New York City continues to make economic progress. The city’s workforce grew by 78,900 jobs over the 12 months ending April 2013. As a consequence, the unemployment rate declined to 7.7 percent in April compared to 8.8 percent a year ago.

Reflecting continued employment growth, the office market was quite active across Manhattan, as a wide range of tenants signed leases during the first quarter. Tenant volume exceeded the previous quarter activity by 38 percent and was more than twice that of a year ago. Availability rates, however, remained relatively unchanged in Midtown North and Downtown and increased in Midtown South. Overall asking rents declined in Midtown North, but rose in Midtown South and Downtown.
A number of tenants are viewing their space needs differently than in the past. Collaborative working spaces and “green” are de rigueur; oversized workspaces are not. The recent slow absorption is the result of a combination of tenants frequently relocating or renewing at the same or reduced size and the return of numerous large blocks of space to the market.
Manhattan is blessed with the ability to continually reinvent itself. A wide range of exciting changes are in various stages of development that will alter Manhattan’s landscape.
The continued conversion of office space to residential use has kicked into high gear. The conversion of Midtown North’s iconic Sony office building and Downtown’s 49-51 Chambers St. and 346 Broadway to residential/hotel are highly visible reminders of this trend.
The proliferation of co-locating options — such as WeWork, Micro Solutions, and Regus — continues to provide innovative space options for the next generation of Manhattan’s businesses. In addition, the 2017 expansion of the Cornell NYC Tech program to Roosevelt Island will provide a steady stream of occupants for these facilities.
The proposed rezoning of Midtown North will help transform its office inventory into a more internationally competitive offering. The proposal, if enacted, will replace the current aging properties with the state-of-the-art green buildings that are in great demand by today’s businesses. It will also provide competition for the Westside development activity — especially given that the transportation access is far superior.

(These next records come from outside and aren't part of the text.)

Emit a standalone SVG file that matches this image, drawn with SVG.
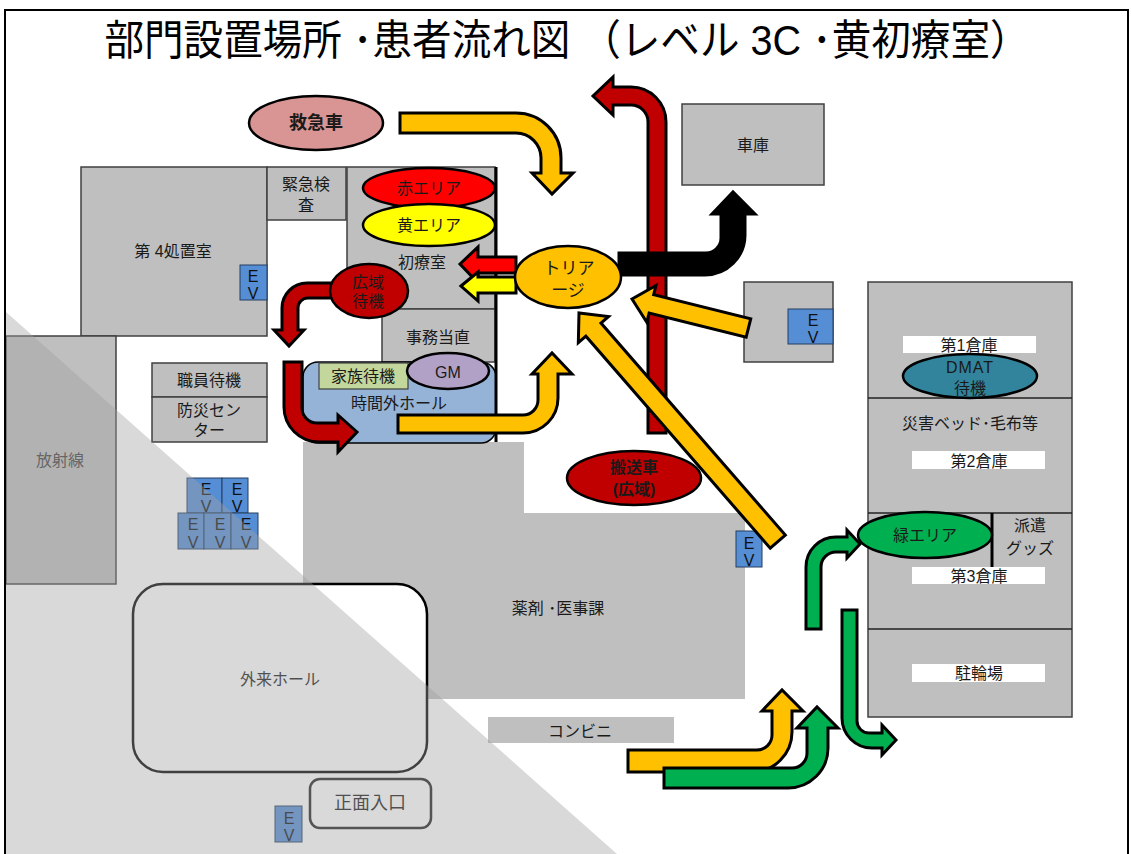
<svg xmlns="http://www.w3.org/2000/svg" width="1131" height="854" viewBox="0 0 1131 854">
<style>
.room{fill:#BFBFBF;stroke:#404040;stroke-width:1.5}
.flat{fill:#BFBFBF}
.t{font-family:"Liberation Sans","Noto Sans CJK JP",sans-serif;font-size:16px;fill:#1a1a1a;text-anchor:middle;dominant-baseline:central}
.b{font-weight:bold}
.ev{fill:#558ED5;stroke:#243F60;stroke-width:1}
.evt{font-family:"Liberation Sans","Noto Sans CJK JP",sans-serif;font-size:16px;fill:#111;text-anchor:middle;dominant-baseline:central}
.ar{stroke:#000;stroke-width:3;stroke-linejoin:miter}
.el{stroke:#000;stroke-width:2.5}
.lbl{fill:#fff}
.y{fill:#FFC000}.r{fill:#C00000}.g{fill:#00B050}
</style>
<rect width="1131" height="854" fill="#fff"/>
<text x="567" y="40" class="t" style="font-size:42px;fill:#000" textLength="925" lengthAdjust="spacingAndGlyphs">部門設置場所 ･患者流れ図 （レベル 3C ･黄初療室）</text>

<g id="yakuzai"><polygon class="flat" points="303,442 524,442 524,513 745,513 745,699 303,699"/><text class="t" x="558" y="608">薬剤 ･医事課</text></g>
<g id="ev-yakuzai"><rect class="ev" x="736" y="531" width="26" height="36"/><text class="evt" x="749" y="543">E</text><text class="evt" x="749" y="560">V</text></g>
<g id="konbini"><rect class="flat" x="488" y="717" width="186" height="26"/><text class="t" x="580" y="731">コンビニ</text></g>

<g id="shochi4"><rect class="room" x="81" y="167" width="186" height="169"/><text class="t" x="173" y="251">第 4処置室</text></g>
<g id="ev-shochi4"><rect class="ev" x="240" y="265" width="27" height="35"/><text class="evt" x="253" y="276">E</text><text class="evt" x="253" y="293">V</text></g>
<g id="kinkyu"><rect class="room" x="267" y="167" width="79" height="53"/><text class="t" x="306" y="184">緊急検</text><text class="t" x="306" y="205">査</text></g>
<g id="shoryo"><rect class="room" x="347" y="167" width="148" height="142"/><text class="t" x="422" y="262">初療室</text></g>
<g id="jimu"><rect class="room" x="382" y="309" width="113" height="53"/><text class="t" x="438" y="337">事務当直</text></g>
<g id="jikangai"><rect x="303" y="362" width="193" height="81" rx="15" fill="#95B3D7" stroke="#000" stroke-width="1.5"/><text class="t" x="399" y="403">時間外ホール</text></g>
<g id="kazoku"><rect x="319" y="363" width="89" height="26" fill="#C3D69B" stroke="#404040" stroke-width="1.2"/><text class="t" x="363" y="376">家族待機</text></g>
<g id="gm"><ellipse class="el" cx="448" cy="371" rx="41" ry="18" fill="#B2A1C7"/><text class="t" x="448" y="372">GM</text></g>
<line x1="496" y1="167" x2="496" y2="442" stroke="#000" stroke-width="3"/>

<g id="aka"><ellipse class="el" cx="429" cy="188" rx="66" ry="20" fill="#FF0000"/><text class="t" x="429" y="188">赤エリア</text></g>
<g id="ki"><ellipse class="el" cx="429" cy="225" rx="66" ry="21" fill="#FFFF00"/><text class="t" x="429" y="225">黄エリア</text></g>

<g id="shokuin"><rect class="room" x="152" y="363" width="115" height="34"/><text class="t" x="209" y="380">職員待機</text></g>
<g id="bousai"><rect class="room" x="152" y="397" width="115" height="45"/><text class="t" x="209" y="410">防災セン</text><text class="t" x="209" y="430">ター</text></g>
<g id="hoshasen"><rect class="room" x="6" y="336" width="110" height="248"/><text class="t" x="60" y="460" style="fill:#404040">放射線</text></g>

<g id="ev-cluster">
<rect class="ev" x="187" y="478" width="35" height="35"/><text class="evt" x="206" y="489">E</text><text class="evt" x="206" y="506">V</text>
<rect class="ev" x="222" y="478" width="26" height="35"/><text class="evt" x="237" y="489">E</text><text class="evt" x="237" y="506">V</text>
<rect class="ev" x="178" y="513" width="26" height="36"/><text class="evt" x="193" y="524">E</text><text class="evt" x="193" y="542">V</text>
<rect class="ev" x="204" y="513" width="27" height="36"/><text class="evt" x="220" y="524">E</text><text class="evt" x="220" y="542">V</text>
<rect class="ev" x="231" y="513" width="27" height="36"/><text class="evt" x="246" y="524">E</text><text class="evt" x="246" y="542">V</text>
</g>

<g id="gairai"><rect x="133" y="584" width="294" height="188" rx="30" fill="#fff" stroke="#000" stroke-width="2.5"/><text class="t" x="280" y="679">外来ホール</text></g>
<g id="shomen"><rect x="310" y="779" width="121" height="49" rx="10" fill="#fff" stroke="#222" stroke-width="2.5"/><text class="t" x="370" y="803" style="font-size:18px">正面入口</text></g>
<g id="ev-shomen"><rect class="ev" x="275" y="806" width="27" height="36"/><text class="evt" x="289" y="818">E</text><text class="evt" x="289" y="835">V</text></g>

<g id="shako"><rect class="room" x="682" y="104" width="142" height="81"/><text class="t" x="753" y="145">車庫</text></g>
<g id="ev-box"><rect class="room" x="744" y="282" width="89" height="80"/><rect class="ev" x="788" y="309" width="45" height="35"/><text class="evt" x="813" y="320">E</text><text class="evt" x="813" y="337">V</text></g>

<g id="soko">
<rect class="room" x="868" y="282" width="204" height="435"/>
<line x1="868" y1="398" x2="1072" y2="398" stroke="#222" stroke-width="1.5"/>
<line x1="868" y1="513" x2="1072" y2="513" stroke="#222" stroke-width="1.5"/>
<line x1="868" y1="629" x2="1072" y2="629" stroke="#222" stroke-width="1.5"/>
<rect class="lbl" x="903" y="336" width="133" height="17"/><text class="t" x="969" y="345">第1倉庫</text>
<text class="t" x="970" y="423">災害ベッド･毛布等</text>
<rect class="lbl" x="912" y="451" width="133" height="18"/><text class="t" x="979" y="461">第2倉庫</text>
<rect class="lbl" x="912" y="567" width="133" height="17"/><text class="t" x="979" y="576">第3倉庫</text>
<rect class="lbl" x="912" y="664" width="133" height="18"/><text class="t" x="979" y="673">駐輪場</text>
<line x1="992" y1="513" x2="992" y2="567" stroke="#000" stroke-width="3"/>
<text class="t" x="1030" y="525">派遣</text><text class="t" x="1030" y="548">グッズ</text>
</g>
<g id="dmat"><ellipse class="el" cx="970" cy="376" rx="67" ry="22" fill="#31849B"/><text class="t" x="970" y="367" style="letter-spacing:1px">DMAT</text><text class="t" x="970" y="388">待機</text></g>

<g id="connectors">
<path class="ar y" d="M400,113 H516 A45,45 0 0 1 561,158 V173 H573 L552,194 L532,173 H541 V158 A25,25 0 0 0 516,133 H400 Z"/>
<path class="ar r" d="M648,433 V122 A17,17 0 0 0 631,105 H613 V115 L593,96 L613,77 V87 H631 A35,35 0 0 1 666,122 V433 Z"/>
<path class="ar" fill="#000" d="M619,253 H706 A15,15 0 0 0 721,238 V214 H712 L733,192 L755,214 H745 V235 A40,40 0 0 1 705,275 H619 Z"/>
<polygon class="ar y" points="0,0 -20,-19 -20,-9.5 -120,-9.5 -120,9.5 -20,9.5 -20,19" transform="translate(632,299) rotate(194)"/>
<polygon class="ar y" points="0,0 -22,-20 -22,-10 -303,-10 -303,10 -22,10 -22,20" transform="translate(579,313) rotate(229)"/>
<polygon class="ar" fill="#FF0000" points="460,264 478,247 478,257 516,257 516,273 478,273 478,283"/>
<polygon class="ar" fill="#FFFF00" points="461,286 478,272 478,277 516,277 516,293 478,293 478,301"/>
<path class="ar r" d="M333,283 H307 A25,25 0 0 0 282,308 V330 H274 L289,346 L304,330 H298 V308 A10,10 0 0 1 308,298 H333 Z"/>
<path class="ar r" d="M284,362 H302 V408 A15,15 0 0 0 317,423 H338 V415 L357,432 L338,452 V442 H319 A35,35 0 0 1 284,407 Z"/>
<path class="ar y" d="M398,415 H523 A15,15 0 0 0 538,400 V374 H532 L552,353 L572,374 H558 V398 A35,35 0 0 1 523,433 H398 Z"/>
<path class="ar y" d="M628,750 H757 A15,15 0 0 0 772,735 V711 H762 L782,690 L803,711 H792 V732 A40,40 0 0 1 752,772 H628 Z"/>
<path class="ar g" d="M664,768 H792 A15,15 0 0 0 807,753 V728 H797 L817,707 L838,728 H828 V748 A40,40 0 0 1 788,788 H664 Z"/>
<path class="ar g" d="M806,629 V567 A30,30 0 0 1 836,537 H847 V530 L860,544 L847,558 V552 H836 A15,15 0 0 0 821,567 V629 Z"/>
<path class="ar g" d="M842,610 H857 V721 A12,12 0 0 0 869,733 H882 V725 L896,740 L882,755 V748 H872 A30,30 0 0 1 842,718 Z"/>
</g>

<g id="kyukyusha"><ellipse class="el" cx="316" cy="123" rx="67" ry="27" fill="#D99594"/><text class="t b" x="316" y="123" style="font-size:18px">救急車</text></g>
<g id="triage"><ellipse class="el" cx="568" cy="277" rx="53" ry="31" fill="#FFC000"/><text class="t" x="569" y="268" style="font-size:17px">トリア</text><text class="t" x="568" y="290" style="font-size:17px">ージ</text></g>
<g id="koiki"><ellipse class="el" cx="369" cy="291" rx="39" ry="27" fill="#C00000"/><text class="t" x="368" y="282">広域</text><text class="t" x="368" y="301">待機</text></g>
<g id="hansosha"><ellipse class="el" cx="634" cy="478" rx="67" ry="27" fill="#C00000"/><text class="t b" x="634" y="467">搬送車</text><text class="t b" x="634" y="489">(広域)</text></g>
<g id="midori"><ellipse class="el" cx="925" cy="535" rx="67" ry="23" fill="#00B050"/><text class="t" x="925" y="535">緑エリア</text></g>

<polygon points="6,312 617,854 6,854" fill="#A0A0A0" fill-opacity="0.4"/>
<path d="M5,854 V10 H1128 V854" fill="none" stroke="#000" stroke-width="2"/>
</svg>
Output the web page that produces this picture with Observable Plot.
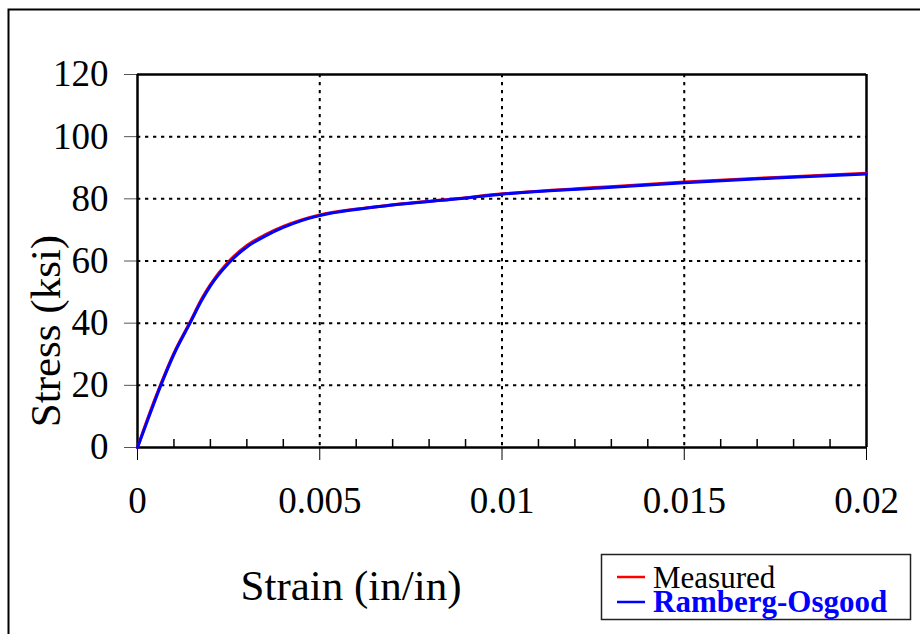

With the groundbreaking at Related’s Hudson Yards and Brookfield’s development in Midtown West, the Westside has finally found a way to participate in the transformation of a heavily weighted financial services economy to a much more diversified one. The Westside will offer an exciting work/play/live environment that will attract an array of space users. The more efficient buildings will provide new work accommodations that better suit today’s business requirements. The flexible layouts will enable all types of firms to configure the space in a way that best fits their needs. In addition, the ability to custom tailor the financial terms of occupancy is highly attractive either as a lease with an equity position or even as a condo. To date, several large companies, including Coach Inc. (condo), L’Oreal USA and SAP AG have signed on to take space when the building is complete in 2017.
Downtown continues to undergo a metamorphosis. Not only has it quickly recovered from Hurricane Sandy, but it has become very popular with firms priced out of the Midtown South submarket. The near completion of the World Trade Tower and the soon to be operational Fulton Street Station will give tenants additional reasons to locate there.
After a decade of high and lows with no development activity, Manhattan is now well poised to accommodate the changing space needs of this decade’s growing business base.